For this recipe I used a small baking sheet called an eighth sheet pan (because you can fit 8 of them on a full size sheet pan). I have a few of these and I find them so useful - quarter sheet pans are great to have around as well.

This recipe will also work in a 8x8 square pan

Best Small Batch Brownie
Yield 8 brownies
This recipe can be scaled up

1 8x8 pan or Eighth sheet pan
– Grease with butter or neutral vegetable oil then line the bottom and sides of the pan with
a “sling” of parchment paper.

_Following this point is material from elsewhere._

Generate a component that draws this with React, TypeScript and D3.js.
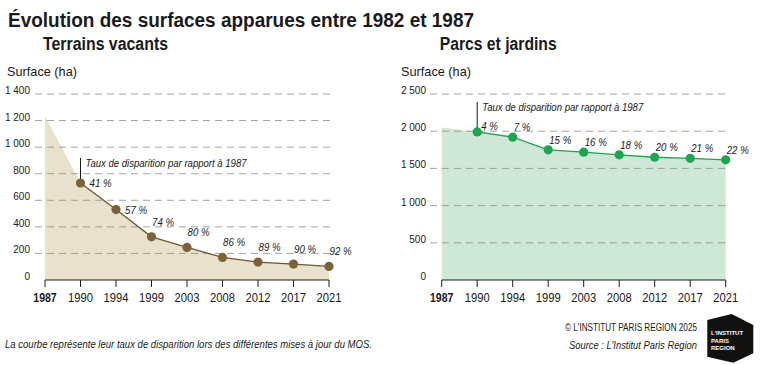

Grease that too. 
Oven 350 – no convection

4 ounces semi-sweet chocolate – (60% or higher)- cut into chunks if in a whole block
4 ounces unsalted butter – cut into chunks
2 eggs
9 ounces (1 ¼ cups) granulated sugar
1 teaspoon vanilla (Nielsen Massey)

1 cup – sifted all purpose flour (King Arthur)
¼ teaspoon salt

1.       Melt the butter and chocolate in a stainless steel bowl over water that has boiled but the heat is turned off – the residual heat will melt the chocolate.
2.       Whisk the eggs, sugar and vanilla together for 2-3 minutes – the mixture should be smooth .
3.       Add the melted chocolate to the egg mixture.
4.       Sift the flour and salt over the chocolate mixture in two increments.
5.       Mix only until the flour disappears.
6.       Pour into prepared pan.
7.       Place in a 350 degree oven and start checking in 25 minutes.
8.       A skewer inserted into the center of the brownie should come out clean.
9.       They may take a few minutes more – my last batch were done after 33 minutes of baking.
10.   Allow to cool.
These freeze very well.
Happy Baking!
Colette







Tuesday, June 25, 2013

Flatbreads for Summer

Hi Everyone,

It's officially summer and that time of year when even the most intrepid bakers may not feel (gasp) like baking.
For the next few weeks, I plan on writing about flatbreads - easy to mix and quick to proof and bake.
They are always crowd pleasers and foccacia also makes delicious sandwiches.
This bread can be made in less then 3 1/2 hours start to finish - which makes it an easy choice when 
you want to get your hands on some dough but you don't feel like a long involved project.
Happy Baking!
Colette

Foccacia
Pan Preparation:  Baking sheet pan – lined with parchment paper and lightly oiled with olive oil
Garnish Options:
2 tablespoons chopped fresh Rosemary 
4-6 ounces Pitted Olives – green or black (optional)
Olive oil – extra virgin
Kosher Salt for sprinkling – other coarse salt like Maldon can also be used
Dough
12 ounces water (body temperature)
1 Tablespoon (.4 ounce) active dry yeast
2 ounces extra virgin olive oil
1# 2 ounces  Bread Flour
2 teaspoons salt *note foccacia gets less salt then other yeasted doughs (1.7%)
because it is usually topped with kosher salt before baking

1.        Combine water and yeast – let sit until yeast dissolves about 3 minutes.
2.       Add oil, flour and salt
3.       Knead for 4 minutes until clean up – the dough will be slightly tacky.
4.       Flatten the dough on the prepared sheetpan, brush the top of the dough with olive oil
5.       Place in proofing bag with a cup of steaming water for 30 minutes.
6.       After 30 minutes – gently stretch the dough into the corners of the baking sheet.
7.       Return the focaccia back to the proofing bag – refresh the water and let sit for 30 minutes.
8.    Preheat your oven to 375 degrees
9.       After 30 minutes, brush the dough with olive oil
10.       Sprinkle with rosemary, place olives (press olives into the dough) and finish with a sprinkling of kosher salt
11.   “Dimple” the dough by pressing your fingertips down into the dough.
12.   Bake at 375 for about 25 minutes or until golden brown.

13.   Brush edges of the focaccia with olive oil when comes out of the oven. This gives it a beautiful shine.